Time-to-market

"Time-to-market is an ongoing challenge for IT people in Hong Kong's competitive telecom market," said Samuel Poon, technology & development director for New World Telecommunications. "If someone can launch a service in two weeks and you take three months, you won't get any business."

Driving the need for new services is a dominant trend: traditional TDM (Time Division Multiplexed) fixed line phone networks are being transformed into a pure IP network for voice, data, video and everything else.

With the emergence of new technologies like IMS (IP Multimedia Subsystem)-which supports IP services on both mobile and fixed networks-IT needs to prepare service provisioning and billing systems to support IMS services. "The challenge is that the ultimate applications for IMS is still evolving," said Poon. "Flexible software architecture-such as SOA, which is based on web services standards-will enable you to build services that can be changed quickly and easily."

When paired with new broadband wireless IP technology WiMax, IMS can support broadband applications anywhere.
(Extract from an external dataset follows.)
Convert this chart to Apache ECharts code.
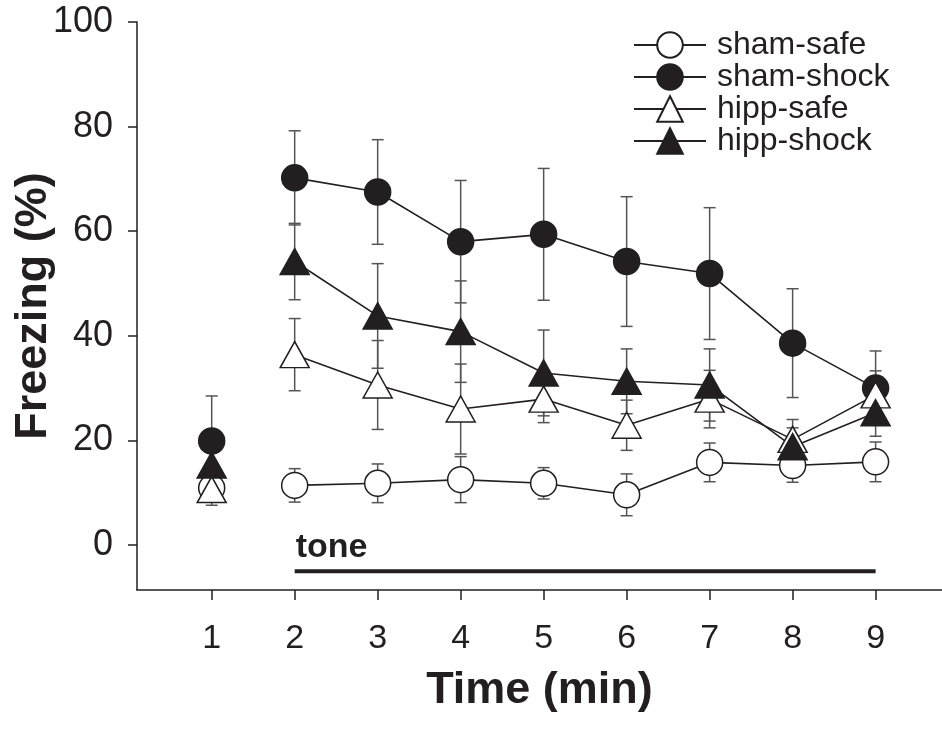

WiMax and 3G will coexist, declared Poon: "3G is a mobile phone technology, whereas WiMax is based on IP and is a data-centric network. You can use multimedia services on WiMax."

The latest version of WiMax can support high-speed mobility, and as a result, noted Poon: "All data applications running on 3G will run on WiMax, and PDAs and notebooks will also use WiMax [as] its bandwidth is superior."

"The mobile road map is that GSM first migrated to GPRS, then to the 3G network," he said. "It will next upgrade to HSDPA (High-Speed Downlink Packet Access), also known as 3.5G, to improve frequency utilization, upgrading bandwidth from 384Kbps up to over 1Mbps.

FMC to change equation

Hong Kong's imminent FMC (Fixed-Mobile Convergence) demands real-time collaboration between fixed and mobile carriers. "We need integrated customer profiles, billing, marketing, customer relationships, and a phonebook, all on a common platform for fixed lines and mobile networks," said Poon. "On the IT side, we had to re-engineer most of the application systems, because the billing services for fixed and mobile networks are so different."

"We need to calculate the usage cost of fixed and mobile networks for a single call," he said. "In the future, tariffs may be integrated: either the fixed calls will be charged for usage or mobile calls will not be charged for usage. At present, mobile calls are almost at a flat tariff, so in the future, if everything runs on IP, true integration could be a flat rate or a packet rate for IP usage."

With FMC, a caller will not be able to tell whether the number is mobile or fixed, so the now-separate fixed and mobile number portability databases used by carriers to locate a called person will need to be integrated into a single database. If a called person uses a single number for his mobile and fixed phone, they must decide which phone he or she wants the network to ring.

"A subscriber with fixed and mobile phones could decide that both phones should ring when his number is called," explained Poon. "Or perhaps a fixed line would ring at certain periods of the day and the mobile at other periods. A button on the fixed phone could be pressed to indicate the presence of the subscriber to receive calls. Another advantage is that, in an office or family home, subscribers can arrange four different ringtones for four different people."

"On top of the IMS application platform, on both fixed line and mobile networks, we can have different types of real-time multimedia messaging and collaboration applications," added Poon. "Any multimedia application can run on IMS."

"We have to start developing many different types of application to run on the IMS platform and we may need external contract staff to support development," he said.